The sed takes lines 2-5 (line 1 being the grand total, since we have reversed the output line order) and removes the leading "{space} {number} {space}" pattern.

(In common with every other solution so far, this pipeline is not robust when given a filename that contains a newline.)


Last head + tail can be replaced with single awk expression that will print only top 5 filenames:

wc -l /etc/*.conf | sort -rn | awk 'NR>1{ $1=""; print $0 }NR==6{ exit }'

I would use a simple perl script that does the work for you:

  1. you pass in the number of files you want and a list of files to process
  2. it computes the line counts and stores the results in an associative array
  3. it sorts the array by value and prints the number of files

There's no error-checking in the script (e.g. that "N" is sane; there's a non-empty list of files; an "N" not greater than the number of files; that the files are regular files and not directories, sockets, etc).

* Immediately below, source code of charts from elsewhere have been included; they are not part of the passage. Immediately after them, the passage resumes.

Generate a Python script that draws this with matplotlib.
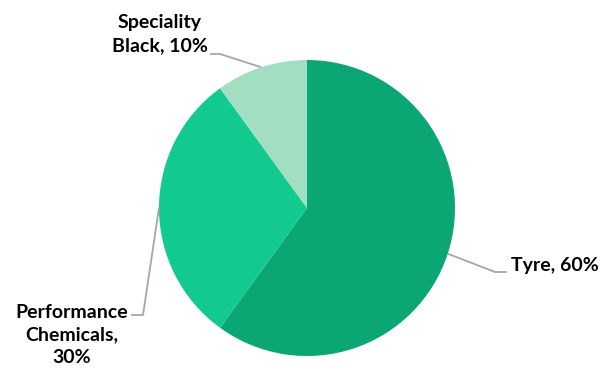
import numpy as np
import matplotlib
matplotlib.use("Agg")
import matplotlib.pyplot as plt

labels = ["Tyre", "Performance\nChemicals", "Speciality\nBlack"]
shares = [60, 30, 10]
colors = ["#0AA674", "#12C98F", "#A2DFC2"]

plt.rcParams["font.family"] = ["Lato", "DejaVu Sans"]

W, H = 600, 368
fig = plt.figure(figsize=(W / 100, H / 100), dpi=100)
ax = fig.add_axes([0, 0, 1, 1])

cx, cy, r = 307, H - 208, 148
wedges, _ = ax.pie(shares, colors=colors, startangle=90, counterclock=False,
                   center=(cx, cy), radius=r, frame=True,
                   wedgeprops=dict(linewidth=0))
ax.set_xlim(0, W)
ax.set_ylim(0, H)
ax.set_aspect("equal")
ax.axis("off")

# label text position, separator, knee and end of the leader line
layout = [
    dict(text=(511, H - 266), ha="left", sep=", ",
         knee=(495, H - 272), end=(507, H - 272)),
    dict(text=(72, H - 335), ha="center", sep=",\n",
         knee=(143, H - 315), end=(131, H - 315)),
    dict(text=(160, H - 34), ha="center", sep=", ",
         knee=(220, H - 54), end=(210, H - 54)),
]

for w, lab, val, lo in zip(wedges, labels, shares, layout):
    ang = np.deg2rad((w.theta1 + w.theta2) / 2)
    px, py = cx + r * np.cos(ang), cy + r * np.sin(ang)
    kx, ky = lo["knee"]
    ex, ey = lo["end"]
    ax.plot([px, kx, ex], [py, ky, ey], color="#A6A6A6", lw=1.3,
            solid_capstyle="butt")
    ax.text(*lo["text"], f"{lab}{lo['sep']}{val}%", ha=lo["ha"], va="center",
            fontsize=14, fontweight="bold", color="#000000",
            linespacing=1.42)

fig.savefig("out.png", dpi=100)
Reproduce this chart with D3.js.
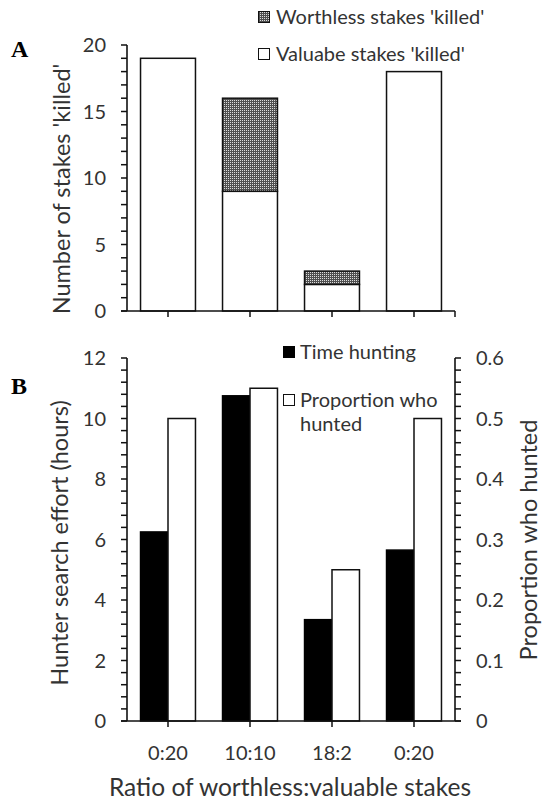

# prints the top N given files by line count

my $n = shift;
my %counts = ();
foreach my $file (@ARGV) {
  chomp($counts{$file} = `wc -l < "$file"`);

foreach my $file (sort { $counts{$b} <=> $counts{$a} } keys %counts) {
  print "$file\n";
  last unless --$n;

This direction is easier than trying to sort values in shell arrays or than relying on filenames to omit certain characters. The perl script's output is potentially ambiguous if your filenames contain newlines; if you were going to do further work with the files, I would do that work inside the perl script.